Imagine some Mississippians wanted to expand the franchise to include 16 YO. Would that be something for the governor to decree, or for the legislature to pass a bill? Of course not, don’t you agree? That is something for the People to decide.
The State of Idaho has every right to regulate the manner in which a political party makes the determination of who votes in its primary.
#23: Since 1972, Idaho has forced its political parties to let ANYONE vote in their primaries. The Republicans want to block non-members, hence the lawsuit.
If the open primary law is struck down, the state will have the power to prohibit parties from inviting members of opposing parties into their primaries. If the state chooses not to exercise this power, a party can have an open primary if it wants one.
Of course, under Tashjian, parties have the authority to invite independents into their primaries.
To my knowledge, everywhere that there is not a state-mandated open primary, each party’s governing committee decides who is eligible to vote in the party’s primaries (this excludes situations where there are no party primaries). That seems to me to work just fine.
#24 If the central committee of the Idaho Republican Party is successful in their lawsuit, I set out a procedure by which the State of Idaho could respect the US Constitution, while also respecting the Republican Party which is constituted by its members, not some executive functionaries.

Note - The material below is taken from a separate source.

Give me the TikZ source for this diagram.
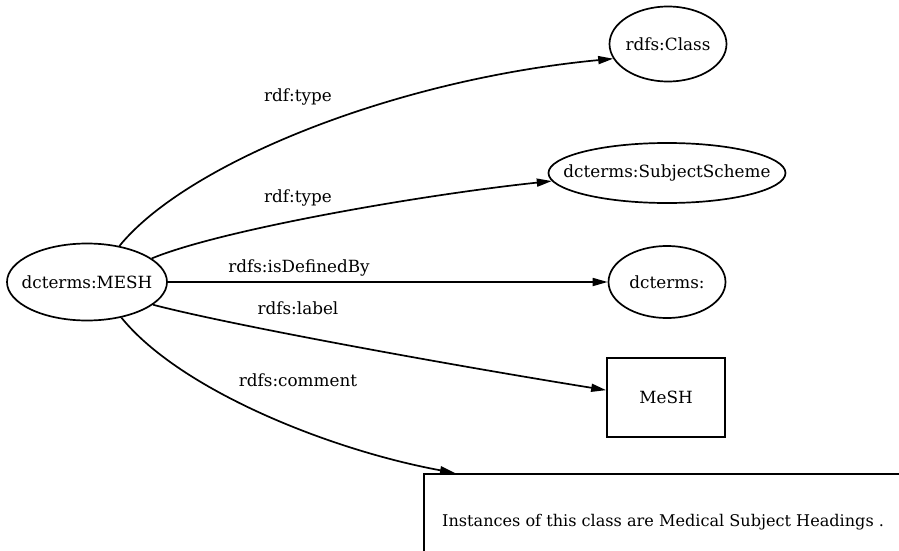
\documentclass[tikz,border=0pt]{standalone}
\usepackage{fontspec}
\setmainfont{DejaVu Serif}
\usetikzlibrary{shapes.geometric,arrows.meta,calc}
\newcommand{\ztext}[1]{\makebox[0pt]{#1}}
\begin{document}
\begin{tikzpicture}[x=1pt,y=-1pt,
  every node/.style={font=\fontsize{16.8}{20}\selectfont},
  ell/.style={draw,ellipse,line width=1.7pt,inner sep=0pt},
  boxn/.style={draw,rectangle,line width=1.7pt,inner sep=0pt},
  conn/.style={line width=1.7pt,-{Triangle[length=15pt,width=8pt]}},
  lbl/.style={inner sep=0pt}]
\clip (0,0) rectangle (899,551);
\node[ell,minimum width=160,minimum height=77] (mesh) at (87,282) {\ztext{dcterms:MESH}};
\node[ell,minimum width=117,minimum height=75] (class) at (668,44) {\ztext{rdfs:Class}};
\node[ell,minimum width=237,minimum height=60] (scheme) at (667,173) {\ztext{dcterms:SubjectScheme}};
\node[ell,minimum width=117,minimum height=72] (dct) at (667,282) {\ztext{dcterms:}};
\node[boxn,minimum width=118,minimum height=79] (box) at (666,397.5) {MeSH};
\node[boxn,anchor=north west,minimum width=520,minimum height=120] (cbox) at (423,473) {};
\node[lbl,anchor=west,font=\fontsize{16.1}{20}\selectfont] (ctext) at (442,522) {Instances of this class are Medical Subject Headings .};
\coordinate (ctip) at ($(cbox.north west)+(32,0)$);
\draw[conn] (mesh.48) .. controls (185,165) and (390,80) .. (class.195);
\draw[conn] (mesh.20) .. controls (220,230) and (420,195) .. (scheme.184);
\draw[conn] (mesh.east) -- (dct.west);
\draw[conn] (mesh.-19) .. controls (230,325) and (450,365) .. (box.173);
\draw[conn] (mesh.-46) .. controls (180,390) and (330,450) .. (ctip);
\node[lbl] (l1) at (298,97) {rdf:type};
\node[lbl] (l2) at (298,198) {rdf:type};
\node[lbl] (l3) at (299,268) {rdfs:isDefinedBy};
\node[lbl] (l4) at (298,308) {rdfs:label};
\node[lbl] (l5) at (298,380) {rdfs:comment};
\end{tikzpicture}
\end{document}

Idaho has the authority to let a political party identify which voters are permitted to vote in its primary, so long as the party does not violate the US Constitution (eg Terry v Adams, Smith v Allwright). A party may not compel a voter to vote in its primary; and it may not prevent a voter from voting in another party’s primary. Idaho may prevent a voter from voting in more than one primary.
Idaho also has the authority to determine who constitutes a party for its purposes of recognition. Since it currently recognizes the electorate that votes in a primary as the authority for making nominations, it is reasonable for it also to recognize the party electorate to make the decision as to whether or not restrict participation in its primary. This is not a decision for the State of Idaho to make, nor for the Party Central Committee, or even the Party Convention, but the the party electorate.
While the State of Idaho could simply defer to the whims of the party bosses, it doesn’t have to, and in my opinion it would be unwise for it to do so.
So let’s go over the process again:
(1) Party state convention proposes that primary participation be limited to certain voters, and drafts a proposed scheme for identifying those voters.
(2) Voters in primary approve (or disapprove the plan).
(3) Central or executive committee implements plan.
It is entirely parallel to constitutional change by a State government. (1) Legislature proposes change; (2) Voters approve change; (3) Executive implements change.
Your proposal appears to go like this: party executive goes to the State, and says we only want Republicans to vote in our primary. State says, fine, “who are the Republicans”. “They are the ones who aren’t Democrats”. “And who are the Democrats?”, they are the “Ones who aren’t Republicans”. The party executive studies his shoelaces intently, and suddenly burst outs, “You tricked me!, You should tell me who these Democrats are that I don’t want to vote in our primary.”
I’m simply saying that Idaho should patiently respond, “take a sheet of paper and write the names of persons you would permit to vote in your primary. We’ll make sure that no other persons can vote in your primary. We can not compel the persons on your list to vote in your primary, nor prevent them from voting in another primary.”